Alors que l’Ukraine continue d’occuper le cœur de l’actualité, il convient de se souvenir de l’exemple mandchou.
On dit que l’histoire hoquette et que comparaison n’est pas raison. Pourtant, il est évident que l’invasion de l’Ukraine par la Russie rappelle ce qui s’est passé en septembre 1931, quand le Japon, prétextant un attentat commis par des Chinois, s’est lancé à la conquête de tout le territoire de la Mandchourie avant de le transformer en Etat fantoche, le Mandchoukouo, en mars 1932. La façon dont les Japonais ont opéré à cette époque et la réaction des principales puissances du moment, en l’occurrence les pays occidentaux, rappellent à bien des égards la situation actuelle.

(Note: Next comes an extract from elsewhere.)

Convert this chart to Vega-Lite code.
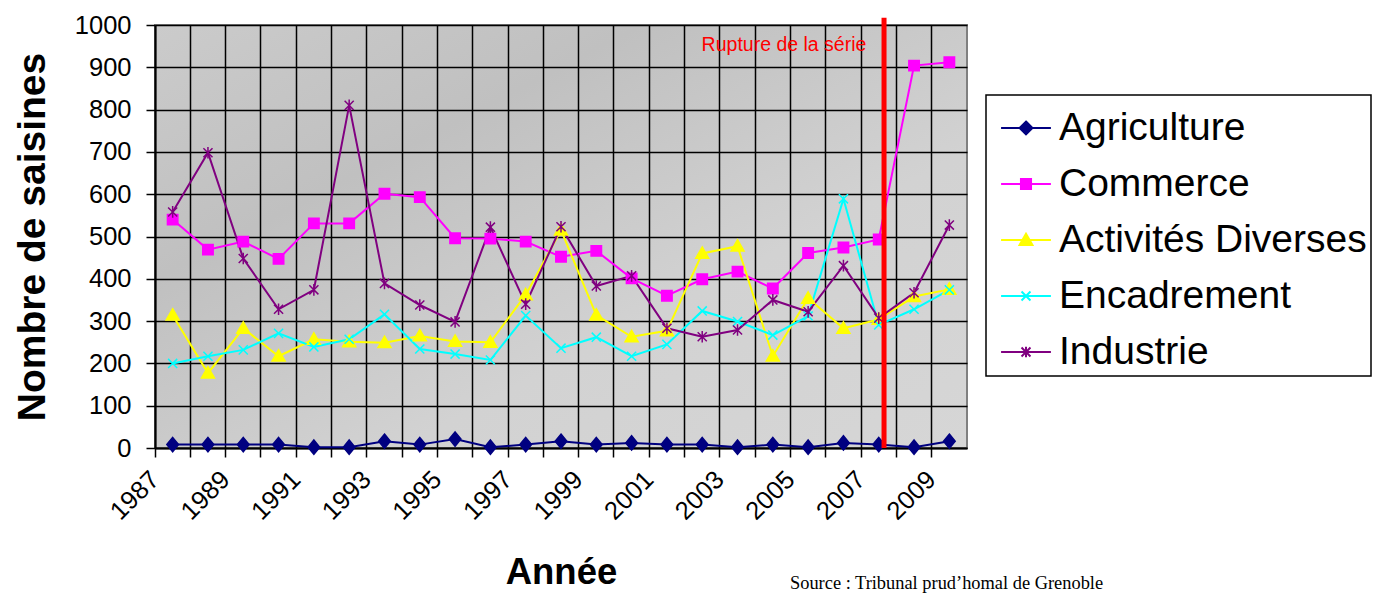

En octobre 1931, le Conseil de la Société des Nations (SDN), équivalent du Conseil de sécurité de l’ONU, avait adopté une résolution par 13 voix contre 1, celle du Japon, pour exiger le retrait des troupes nippones de Manchourie. Un résultat semblable au vote du 25 février 2022 concernant la résolution sur l’invasion de l’Ukraine, soutenue par onze membres du Conseil de sécurité, et contre laquelle seule la Russie a voté. De la même manière, l’adoption par l’Assemblée générale de la SDN, en février 1932, d’une résolution refusant de reconnaître le Mandchoukouo par 42 voix contre 1 a été suivie, neuf décennies plus tard, par une résolution de l’Assemblée générale de l’ONU “exigeant de la Russie qu’elle cesse immédiatement de recourir à la force contre l’Ukraine” approuvée par 141 pays. Presque tous les ambassadeurs qui ont pris la parole ont condamné nommément Moscou. Leur homologue russe a, lui, accusé le gouvernement ukrainien et les nations occidentales d’être à l’origine de cette guerre. Une prise de position semblable à celle de Matsuoka Yôsuke,
le chef de la délégation japonaise à la SDN, qui avait alors affirmé que le chaos en Chine était la cause de la confusion en Extrême-Orient, et que le Japon en était la principale victime.
Le parallèle entre les événements en Ukraine et ceux de Mandchourie ne s’arrête pas aux invasions commises, à 90 années de distance, par le Japon et la Russie contre un Etat indépendant. Il concerne également leur gestion par les autres pays, principalement occidentaux. En 1932 comme en 2022, ceux-ci ont choisi d’appliquer des sanctions économiques très dures contre les agresseurs de la Mandchourie et ceux de l’Ukraine. En privant l’Empire du Soleil levant, dépourvu de matières premières, d’un accès au pétrole ou à divers minerais, les Américains et leurs alliés estimaient qu’ils parviendraient à faire reculer les Japonais.
Malheureusement, le Japon a campé sur ses positions et, convaincu d’agir dans son bon droit, a fini par se lancer dans une guerre qui aboutit à sa quasi destruction. C’est justement là que se trouve la limite de la comparaison dans la mesure où il est aujourd’hui difficile d’imaginer la Russie se lancer dans un conflit global dont tout le monde sortirait perdant. Reste qu’il faut se souvenir des leçons du passé pour éviter de reproduire les mêmes erreurs dont les conséquences furent pour le moins funestes.